The 2008 Marine Strategy Framework Directive, which forms the basis for achieving good environmental status and good ecological status in the seas and oceans, established goals to be achieved by 2020. The same goals are included in the EU’s Common Fisheries Policy.
For Sweden, the directive is implemented through a marine strategy that is monitored and renewed in six-year cycles. Unfortunately, this has not improved the situation for Baltic Sea fish, but has mainly meant that politicians are always able to refer to a forthcoming strategy, plan or cycle when goals are not achieved. In Dagen Nyheter’s thorough review of environmental targets, Professor Erland Mårland comments on environmental goals in general: ‘You establish a goal, figure out how it will be measured, then check it off … It is also politically convenient to manage these huge problems by setting goals to be achieved down the line. Then you don’t need to take the tough, necessary decisions during the current term of office.’
Sweden has 16 environmental quality goals, including ‘Sea in balance and living coast and archipelago’. The government has added 11 specifications to this goal, some of which involve fish stocks and fishery. In its annual evaluation of Sweden’s national environmental goals, the Swedish Environmental Protection Agency found that ‘Good Environmental Status’ in the sea has not been achieved for reasons including ‘Long-term unsustainable fishing’. In the Ecosystem Services area, the agency found that the share of sustainably used stocks is decreasing.

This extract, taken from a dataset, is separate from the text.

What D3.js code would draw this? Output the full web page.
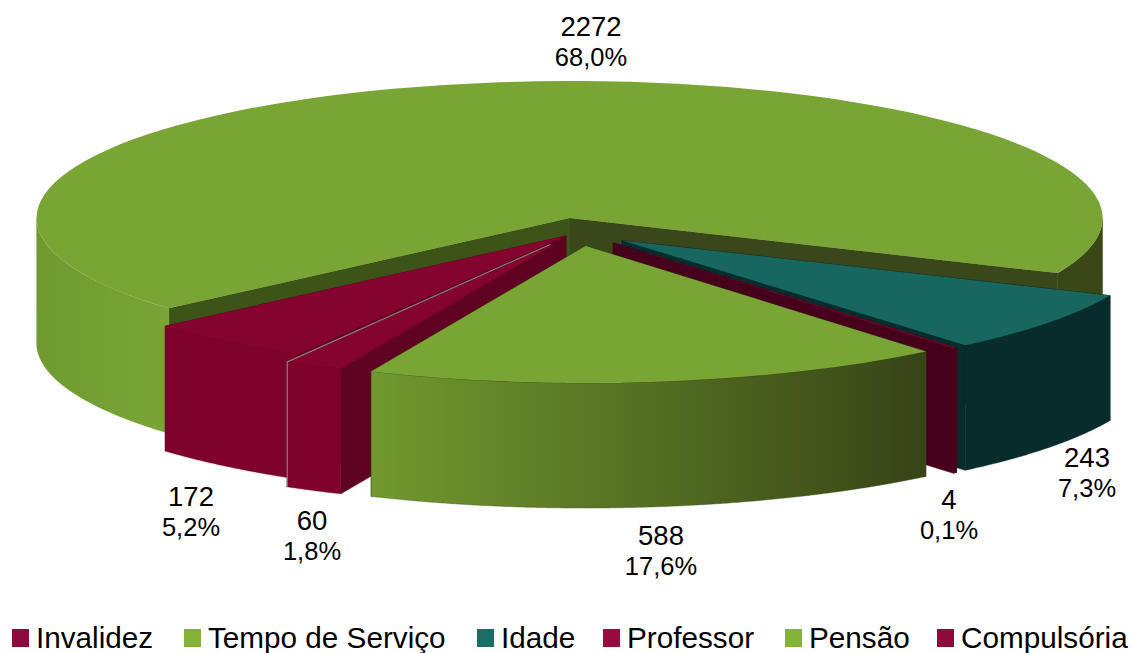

Use of fish and shellfish stocks, 2020 and 2021. Percentage of assessed stock.
Int = internationally managed stock
Nat = nationally managed stock
Green: Sustainable used
Red: Not sustainably used
Grey: Unable to assess
Source: Sweden’s environmental targets and SwAM
In Baltic Sea Brief 38 we wrote about the difference between talk and action when it comes to fishery policy. The fishing quotas established each year are basically the only concrete action taken. Other than that, the importance of fish stocks to the Baltic’s environment is no more than empty talk – mainly in the form of goals that are set and moved forward in time, but never achieved.
The ICES’s advice is therefore clearly linked to environmental goals and fishery – particularly industrial fishing, which needs to be stopped to protect the Baltic’s ecosystem. The Swedish government now has the summer months in which to actively urge the other Baltic Sea countries to decide on drastically reduced catch quotas, a requirement that BalticWaters has highlighted, along with coastal fishermen, county administrative boards, the Department of Aquatic Resources, the Baltic Sea Centre and other stakeholders.